上空で運航中に気胸となるのは、後者のような外傷性ではなく、前者の自然気胸です。自然気胸は直接原因は不明なものの、臓側胸膜が薄いから破れる訳で、痩せ気味で背が高い体型の人が多いです。特にブラやブレブと呼ばれる胸膜の一部が特に薄くてプクッと膨らんでいる部分がある人は要注意。気圧が低いために発症しやすいとは言えませんが、空気が薄い状態で片肺になるのはインキャパ(操縦不能)状態になり易いと云えます。
そのため気胸の既往があるエアマンは航空身体検査で大臣判定となることがあります。FAAの場合は外傷性気胸で、治癒していることを担当医が証明すれば即刻適合となりますが、自然気胸の場合は本部判定となります。自然気胸では再発、再燃がしばしばあるためです。
気胸を予防するために、まず外傷性気胸を起こさないことが重要です。エアマンに運動は必要ですが、胸部を殴打するスポーツは避けるべきです。自然気胸でも予防策がない訳ではありません。呼吸機能を上げる運動、特に水泳がお勧めです。そのような運動を続けると、運動能力が高まるだけでなく、胸膜も発達して分厚くなります。ヒョロヒョロの体型だった男の子が、水泳教室に通って立派な胸板になって戻ってくると、この子にはパイロットになりたいという強い意欲が感じられて、こちらも嬉しくなります。

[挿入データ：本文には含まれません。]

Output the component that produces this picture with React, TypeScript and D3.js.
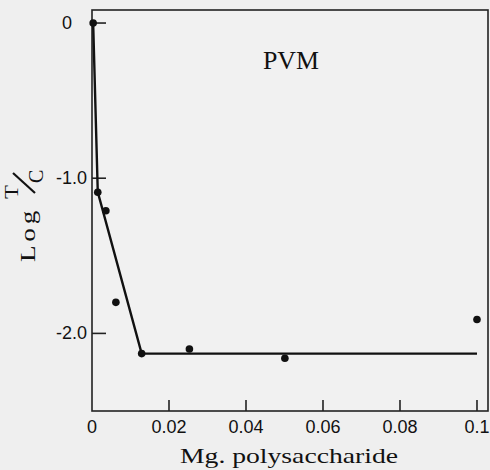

以前、バイクツーリングが好きなライダーパイロットがいて、ヘアピンで派手にこけて外傷性気胸を作りました。救急搬送されて脱気治療と胸膜縫縮術を受けて幸い軽快しましたが、その後間もなくして再び懲りずにバイクに乗っています。空を飛ぶよりバイクに乗る方が好きなのだなぁと思いました。